**What is needed:** Pick out each line containing the string "matches" and copy it.

(Entries with chart source code)

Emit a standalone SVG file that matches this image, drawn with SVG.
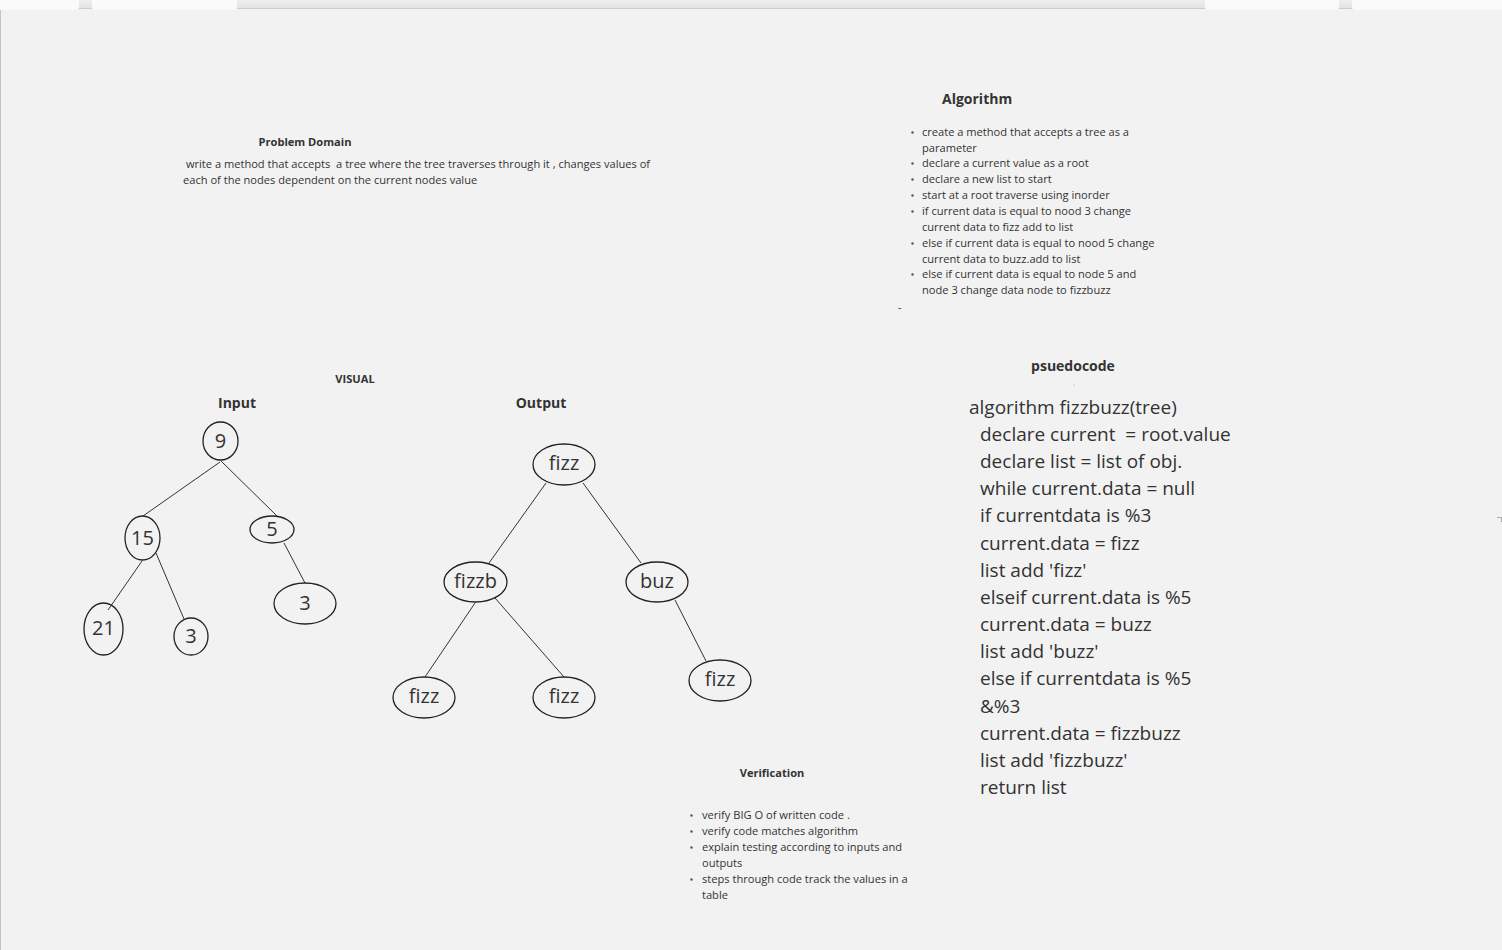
<svg xmlns="http://www.w3.org/2000/svg" width="1502" height="950" viewBox="0 0 1502 950">
<defs>
<linearGradient id="bar" x1="0" y1="0" x2="0" y2="1">
<stop offset="0" stop-color="#efefef"/>
<stop offset="1" stop-color="#e2e2e2"/>
</linearGradient>
</defs>
<style>
.t{font-family:"Open Sans","Noto Sans","Liberation Sans",sans-serif;fill:#333;white-space:pre}
.h{font-weight:bold;fill:#333}
.s{font-size:11.1px}
.p{font-size:11.1px}
.n{font-size:20px;text-anchor:middle}
.c{font-size:19px}
.e{fill:none;stroke:#222;stroke-width:1.3}
.l{stroke:#333;stroke-width:1;fill:none}
.b{fill:#555}
</style>
<rect width="1502" height="950" fill="#f2f2f2"/>
<g id="topbar">
<rect x="0" y="0" width="1502" height="9" fill="url(#bar)"/>
<line x1="0" y1="8.5" x2="1502" y2="8.5" stroke="#cdcdcd" stroke-width="1"/>
<path d="M0 0H79V7Q79 10 76 10H0Z" fill="#fafafa"/>
<path d="M92 0H237V7Q237 10 234 10H95Q92 10 92 7Z" fill="#fafafa"/>
<path d="M1205 0H1339V7Q1339 10 1336 10H1208Q1205 10 1205 7Z" fill="#fafafa"/>
<path d="M1352 0H1502V10H1355Q1352 10 1352 7Z" fill="#fafafa"/>
<line x1="0.5" y1="10" x2="0.5" y2="950" stroke="#c4c4c4" stroke-width="1"/>
<path d="M1497 517.5H1502M1501.5 517.5V522" stroke="#aaa" stroke-width="1" fill="none"/>
</g>

<g id="problem-domain" class="t">
<text x="305" y="146" class="t h p" text-anchor="middle">Problem Domain</text>
<text x="183" y="168" class="t p" xml:space="preserve"> write a method that accepts  a tree where the tree traverses through it , changes values of</text>
<text x="183" y="184" class="t p">each of the nodes dependent on the current nodes value</text>
</g>

<g id="algorithm" class="t">
<text x="942" y="104" class="t h" font-size="14">Algorithm</text>
<g class="s">
<text class="t s" x="922" y="136">create a method that accepts a tree as a</text>
<text class="t s" x="922" y="152">parameter</text>
<text class="t s" x="922" y="167">declare a current value as a root</text>
<text class="t s" x="922" y="183">declare a new list to start</text>
<text class="t s" x="922" y="199">start at a root traverse using inorder</text>
<text class="t s" x="922" y="215">if current data is equal to nood 3 change</text>
<text class="t s" x="922" y="231">current data to fizz add to list</text>
<text class="t s" x="922" y="247">else if current data is equal to nood 5 change</text>
<text class="t s" x="922" y="263">current data to buzz.add to list</text>
<text class="t s" x="922" y="278">else if current data is equal to node 5 and</text>
<text class="t s" x="922" y="294">node 3 change data node to fizzbuzz</text>
<text class="t s" x="898" y="311">-</text>
</g>
<circle class="b" cx="912.5" cy="132.5" r="1.2"/>
<circle class="b" cx="912.5" cy="163.5" r="1.2"/>
<circle class="b" cx="912.5" cy="179.5" r="1.2"/>
<circle class="b" cx="912.5" cy="195.5" r="1.2"/>
<circle class="b" cx="912.5" cy="211.5" r="1.2"/>
<circle class="b" cx="912.5" cy="243.5" r="1.2"/>
<circle class="b" cx="912.5" cy="274.5" r="1.2"/>
</g>

<g id="visual-labels" class="t">
<text x="355" y="383" class="t h p" text-anchor="middle">VISUAL</text>
<text x="237" y="408" class="t h" font-size="14" text-anchor="middle">Input</text>
<text x="541" y="408" class="t h" font-size="14" text-anchor="middle">Output</text>
</g>

<g id="connectors" class="l">
<line x1="220" y1="462" x2="143" y2="516"/>
<line x1="221" y1="461" x2="277" y2="516"/>
<line x1="142" y1="561" x2="108" y2="610"/>
<line x1="156" y1="553" x2="184" y2="619"/>
<line x1="284" y1="543" x2="305" y2="583"/>
<line x1="546" y1="483" x2="489" y2="563"/>
<line x1="583" y1="483" x2="641" y2="563"/>
<line x1="475" y1="603" x2="425" y2="677"/>
<line x1="495" y1="598" x2="564" y2="677"/>
<line x1="675" y1="600" x2="706" y2="661"/>
</g>

<g id="in-9"><ellipse class="e" cx="220.5" cy="441" rx="17.5" ry="19"/><text class="t n" x="220.5" y="448">9</text></g>
<g id="in-15"><ellipse class="e" cx="142.5" cy="538" rx="17.5" ry="22"/><text class="t n" x="142.5" y="545">15</text></g>
<g id="in-5"><ellipse class="e" cx="272" cy="529.5" rx="22" ry="13.5"/><text class="t n" x="272" y="535.5">5</text></g>
<g id="in-3r"><ellipse class="e" cx="305" cy="603.5" rx="31" ry="20.5"/><text class="t n" x="305" y="609.5">3</text></g>
<g id="in-21"><ellipse class="e" cx="103.5" cy="629" rx="19.5" ry="26"/><text class="t n" x="103.5" y="635">21</text></g>
<g id="in-3l"><ellipse class="e" cx="191" cy="636.5" rx="17" ry="18.5"/><text class="t n" x="191" y="642.5">3</text></g>

<g id="out-root"><ellipse class="e" cx="564" cy="464.5" rx="31" ry="20.5"/><text class="t n" x="564" y="470">fizz</text></g>
<g id="out-fizzb"><ellipse class="e" cx="475.5" cy="582" rx="31.5" ry="20"/><text class="t n" x="475.5" y="587.5">fizzb</text></g>
<g id="out-buz"><ellipse class="e" cx="657" cy="582" rx="31" ry="20"/><text class="t n" x="657" y="587.5">buz</text></g>
<g id="out-fizz-l"><ellipse class="e" cx="424" cy="697.5" rx="31" ry="20.5"/><text class="t n" x="424" y="703">fizz</text></g>
<g id="out-fizz-m"><ellipse class="e" cx="564" cy="697.5" rx="31" ry="20.5"/><text class="t n" x="564" y="703">fizz</text></g>
<g id="out-fizz-r"><ellipse class="e" cx="720" cy="680.5" rx="31" ry="20.5"/><text class="t n" x="720" y="686">fizz</text></g>

<g id="pseudocode" class="t">
<text x="1073" y="371" class="t h" font-size="14" text-anchor="middle">psuedocode</text>
<circle cx="1074" cy="385" r="0.6" fill="#999"/>
<text class="t c" x="969" y="413.5">algorithm fizzbuzz(tree)</text>
<text class="t c" x="980" y="440.5" xml:space="preserve">declare current  = root.value</text>
<text class="t c" x="980" y="467.5">declare list = list of obj.</text>
<text class="t c" x="980" y="495">while current.data = null</text>
<text class="t c" x="980" y="522">if currentdata is %3</text>
<text class="t c" x="980" y="549.5">current.data = fizz</text>
<text class="t c" x="980" y="576.5">list add 'fizz'</text>
<text class="t c" x="980" y="603.5">elseif current.data is %5</text>
<text class="t c" x="980" y="631">current.data = buzz</text>
<text class="t c" x="980" y="658">list add 'buzz'</text>
<text class="t c" x="980" y="685">else if currentdata is %5</text>
<text class="t c" x="980" y="712.5">&amp;%3</text>
<text class="t c" x="980" y="739.5">current.data = fizzbuzz</text>
<text class="t c" x="980" y="766.5">list add 'fizzbuzz'</text>
<text class="t c" x="980" y="794">return list</text>
</g>

<g id="verification" class="t">
<text x="772" y="777" class="t h p" text-anchor="middle">Verification</text>
<text class="t s" x="702" y="819">verify BIG O of written code .</text>
<text class="t s" x="702" y="835">verify code matches algorithm</text>
<text class="t s" x="702" y="851">explain testing according to inputs and</text>
<text class="t s" x="702" y="867">outputs</text>
<text class="t s" x="702" y="883">steps through code track the values in a</text>
<text class="t s" x="702" y="899">table</text>
<circle class="b" cx="691.5" cy="815.5" r="1.2"/>
<circle class="b" cx="691.5" cy="831.5" r="1.2"/>
<circle class="b" cx="691.5" cy="847.5" r="1.2"/>
<circle class="b" cx="691.5" cy="879.5" r="1.2"/>
</g>
</svg>
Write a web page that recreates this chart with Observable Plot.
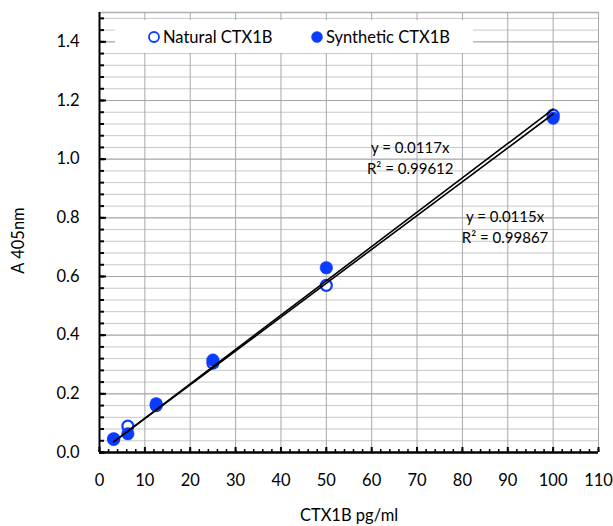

**Response to this task:**
Emit a standalone SVG file that matches this image, drawn with SVG.
<text class="t s" x="702" y="835">verify code matches algorithm</text>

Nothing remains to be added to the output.